Initial join support #8728

gianm · 2019-10-24T01:30:11Z

Motivation

Druid aims to be a more powerful analytical database, and implementing joins is a very common ask from the user community. Druid does support some related features today:

Lookups enable certain star-schema use cases, and are similar to joins in that regard. But they are limited in that they can only support LEFT joins of fact-to-dimension (not right/inner/outer) and that they cannot support more than one value per key.
Druid SQL supports semijoins through both the WHERE x IN (SELECT ...) syntax and traditional JOIN syntax. But it only supports one subquery per SQL query, and does not support negation ("NOT IN").

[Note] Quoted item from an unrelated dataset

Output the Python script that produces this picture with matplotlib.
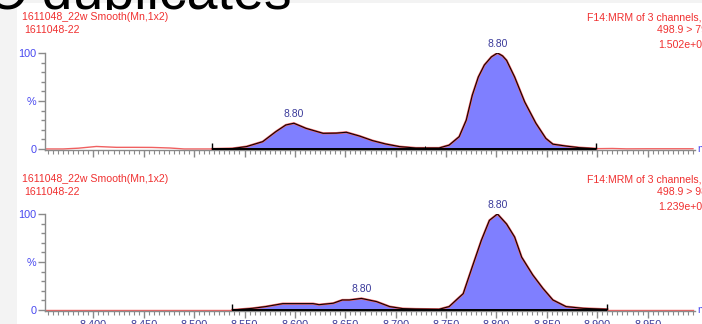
import matplotlib.pyplot as plt
from matplotlib.patches import Rectangle
from matplotlib.ticker import MultipleLocator, FixedLocator, NullFormatter, FixedFormatter

plt.rcParams['font.family'] = ['Liberation Sans', 'DejaVu Sans']

# --- run 1: integrated window (retention time, % of base peak)
top_rt = [8.518, 8.538, 8.552, 8.568, 8.581, 8.591, 8.599, 8.611, 8.628, 8.641,
          8.651, 8.664, 8.677, 8.690, 8.704, 8.720, 8.743, 8.753, 8.763, 8.770,
          8.776, 8.782, 8.788, 8.795, 8.801, 8.806, 8.810, 8.818, 8.828, 8.839,
          8.849, 8.856, 8.869, 8.882, 8.899]
top_int = [0.0, 0.5, 2.5, 7.6, 18.0, 25.0, 26.8, 21.5, 16.3, 16.5,
           17.4, 13.5, 8.7, 5.2, 2.4, 1.0, 1.0, 4.0, 12.8, 30.0,
           56.0, 75.0, 87.5, 96.0, 100.0, 97.0, 92.4, 75.0, 49.0, 27.0,
           11.0, 5.0, 3.0, 1.4, 0.3]
top_pre_rt = [8.352, 8.370, 8.385, 8.403, 8.423, 8.440, 8.458, 8.476, 8.490, 8.518]
top_pre_int = [0.0, 0.0, 0.8, 2.6, 1.7, 1.7, 1.6, 1.0, 0.0, 0.0]
top_post_rt = [8.899, 8.915, 8.929, 8.950, 8.995]
top_post_int = [0.3, 0.5, 0.1, 0.2, 0.2]

# --- run 2
bot_rt = [8.538, 8.558, 8.571, 8.588, 8.618, 8.624, 8.638, 8.647, 8.654, 8.666,
          8.681, 8.694, 8.707, 8.720, 8.743, 8.753, 8.767, 8.776, 8.785, 8.793,
          8.801, 8.810, 8.818, 8.825, 8.836, 8.846, 8.856, 8.869, 8.886, 8.910]
bot_int = [0.0, 1.7, 3.5, 6.6, 6.6, 5.5, 7.0, 10.4, 10.4, 12.0,
           8.7, 3.5, 1.4, 1.0, 0.7, 3.5, 17.0, 45.0, 72.6, 93.4,
           100.0, 89.6, 76.0, 55.0, 36.5, 22.6, 10.4, 3.5, 1.7, 0.7]
bot_pre_rt = [8.352, 8.538]
bot_pre_int = [0.0, 0.0]
bot_post_rt = [8.910, 8.995]
bot_post_int = [0.3, 0.3]

# peak annotations (apex index into the integrated window)
top_labels = ["8.80", "8.80"]
top_apex = [6, 24]
bot_labels = ["8.80", "8.80"]
bot_apex = [9, 20]

headers = [("1611048_22w Smooth(Mn,1x2)", "1611048-22",
            "F14:MRM of 3 channels,ES-", "498.9 > 79.0", "1.502e+005"),
           ("1611048_22w Smooth(Mn,1x2)", "1611048-22",
            "F14:MRM of 3 channels,ES-", "498.9 > 98.0", "1.239e+005")]

x_ticks = [8.40, 8.45, 8.50, 8.55, 8.60, 8.65, 8.70, 8.75, 8.80, 8.85, 8.90, 8.95]
x_labels = ["8.400", "8.450", "8.500", "8.550", "8.600", "8.650", "8.700",
            "8.750", "8.800", "8.850", "8.900", "8.950"]

RED = "#f03030"
TRACE = "#f06060"
FILL = "#7f7fff"
BLUE = "#4848f0"
DARKBLUE = "#3a3a9a"
W, H = 702, 324

fig = plt.figure(figsize=(7.02, 3.24), dpi=100, facecolor="#f3f3f3")
# white page behind the title, then the chart sheet that hides its lower part
fig.patches.append(Rectangle((17 / W, 0), 1, (H - 3) / H, transform=fig.transFigure,
                             facecolor="white", edgecolor="none", zorder=0))
fig.patches.append(Rectangle((17 / W, 0), 1, (H - 10) / H, transform=fig.transFigure,
                             facecolor="white", edgecolor="none", zorder=2))

fig.text(-14 / W, 1 - 9 / H, "C duplicates", fontsize=40, color="black",
         ha="left", va="baseline", zorder=1)

panels = [
    (0.5358, top_rt, top_int, top_pre_rt, top_pre_int, top_post_rt, top_post_int,
     top_labels, top_apex, False),
    (0.0389, bot_rt, bot_int, bot_pre_rt, bot_pre_int, bot_post_rt, bot_post_int,
     bot_labels, bot_apex, True),
]

for i, (bottom, rt, inten, pre_rt, pre_int, post_rt, post_int, labels, apex, show_x) in enumerate(panels):
    ax = fig.add_axes([45 / W, bottom, 650 / W, 0.3006])
    ax.set_zorder(3)
    ax.set_facecolor("none")

    ax.plot(pre_rt, pre_int, color=TRACE, lw=1.0, zorder=2)
    ax.plot(post_rt, post_int, color=TRACE, lw=1.0, zorder=2)
    ax.fill_between(rt, inten, 0, color=FILL, lw=0, zorder=2)
    ax.plot(rt, inten, color=TRACE, lw=1.6, zorder=3)
    ax.plot(rt, inten, color="#100000", lw=0.8, zorder=4)
    ax.hlines(0, rt[0], rt[-1], color="black", lw=1.4, zorder=5)
    ax.vlines([rt[0], rt[-1]], 0, 6, color="black", lw=1.0, zorder=5)
    if i == 0:
        ax.vlines(top_rt[16] - 0.014, 0, 3, color="black", lw=0.7, zorder=5)

    for lab, k in zip(labels, apex):
        ax.annotate(lab, (rt[k], inten[k]), xytext=(0, 3), textcoords="offset points",
                    ha="center", va="bottom", fontsize=7.5, color=DARKBLUE)

    ax.set_xlim(8.352, 8.997)
    ax.set_ylim(-1.5, 100)

    for side in ("top", "right"):
        ax.spines[side].set_visible(False)
    for side in ("left", "bottom"):
        ax.spines[side].set_color("#8a8a8a")
        ax.spines[side].set_linewidth(1.0)

    ax.yaxis.set_major_locator(FixedLocator([0, 50, 100]))
    ax.yaxis.set_major_formatter(FixedFormatter(["0", "%", "100"]))
    ax.yaxis.set_minor_locator(MultipleLocator(10))
    ax.tick_params(axis="y", which="major", length=5, width=1, color="#8a8a8a",
                   labelsize=7.8, labelcolor=BLUE, pad=1)
    ax.tick_params(axis="y", which="minor", length=3, width=1, color="#8a8a8a")

    ax.xaxis.set_major_locator(FixedLocator(x_ticks))
    ax.xaxis.set_minor_locator(MultipleLocator(0.005))
    ax.tick_params(axis="x", which="major", length=5, width=1, color="#8a8a8a",
                   labelsize=7.8, labelcolor=DARKBLUE, pad=1)
    ax.tick_params(axis="x", which="minor", length=3, width=0.8, color="#8a8a8a")
    if show_x:
        ax.set_xticklabels(x_labels)
    else:
        ax.xaxis.set_major_formatter(NullFormatter())

    ax.text(1.004, 0.01, "min", transform=ax.transAxes, fontsize=7.8, color=BLUE,
            ha="left", va="center", clip_on=False)

    run, sample, func, trans, tic = headers[i]
    y0 = 17 if i == 0 else 179
    kw = dict(fontsize=7.6, color=RED, va="center", zorder=4)
    fig.text(22 / W, 1 - y0 / H, run, **kw)
    fig.text(24 / W, 1 - (y0 + 13) / H, sample, **kw)
    fig.text(587 / W, 1 - y0 / H, func, **kw)
    fig.text(657 / W, 1 - (y0 + 13) / H, trans, **kw)
    fig.text(658 / W, 1 - (y0 + 28) / H, tic, **kw)

fig.savefig("out.png", dpi=100, facecolor=fig.get_facecolor())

Real JOIN support would be more powerful, enabling even more star-schema and subquery-based use cases:

More flexibility for join types (LEFT/RIGHT/INNER/FULL OUTER).
More flexibility for join conditions.
Joining against more than one subquery at once.
Easier integration with third-party applications that generate JOIN queries for star schemas.
Open the door for joining two datasources together.

Proposed changes

The idea is to add a "join" datasource, expose it through SQL, and add machinery to brokers and data servers to allow hash-based equijoins of zero or one "table" datasource and any number of "lookup", "inline", or "query" datasources. As a side effect, these proposed changes will add the ability to query lookups directly, using a datasource of type "lookup".

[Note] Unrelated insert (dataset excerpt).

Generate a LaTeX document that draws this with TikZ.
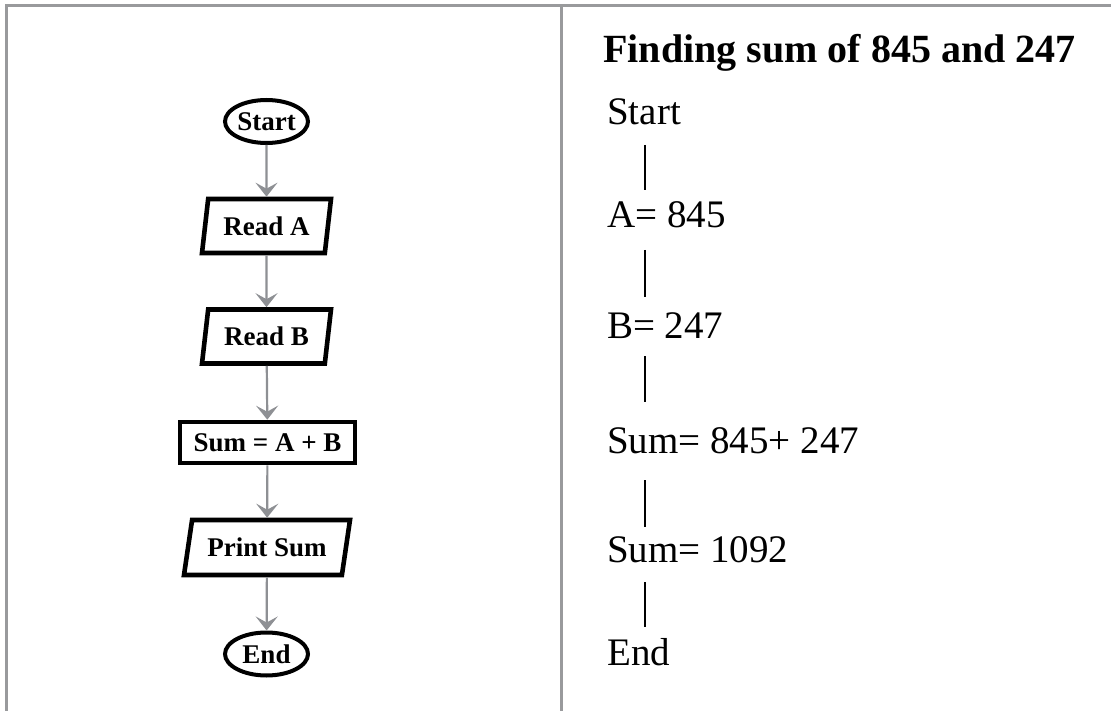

I think this subset of functionality is a good start, because it adds meaningful new capabilities and helps unify existing ones. Things that are not in scope for this initial proposal include: joining two "table" datasources to each other, non-equijoins, non-hash-based joins. I think these should all be implemented at some point, as future work.

There are four main areas to this proposal,

SQL: add rules to plan joins, adding "lookup" schema.
Native queries: add "join", "lookup", and "inline" datasources.
Broker: must be able to translate anything that data servers can’t do into something they can do (e.g. evaluate a subquery and replace it with an "inline" datasource). Must also be able to fully evaluate queries that only use local datasource like "lookup" and "inline".
Data servers (historical, etc): must be able to evaluate joins of one table onto any number of lookup or inline datasources, or queries on top of those.

The next few sections expand on these areas.

See also https://gist.github.com/gianm/39548daef74f0373b3c87056e3db4627 for an (incomplete) implementation oriented doc.

SQL

Add lookups to SQL in a "lookup" schema.
Allow any equi-joins that involve zero or one normal datasource and any number of lookups or subqueries, through a new join-planning system.
Remove semi-join specific planning code, since that should now be handled by the generic join planning code in (2) above.

An example SQL query might be:

SELECT products.value AS product_name, SUM(sales.revenue)
FROM sales
LEFT JOIN lookup.products ON sales.product_id = products.key
GROUP BY products.value

This query takes advantage of the fact that unqualified tables like sales are assumed to be normal datasources. Lookups are referenced as part of the lookup schema, like lookup.products.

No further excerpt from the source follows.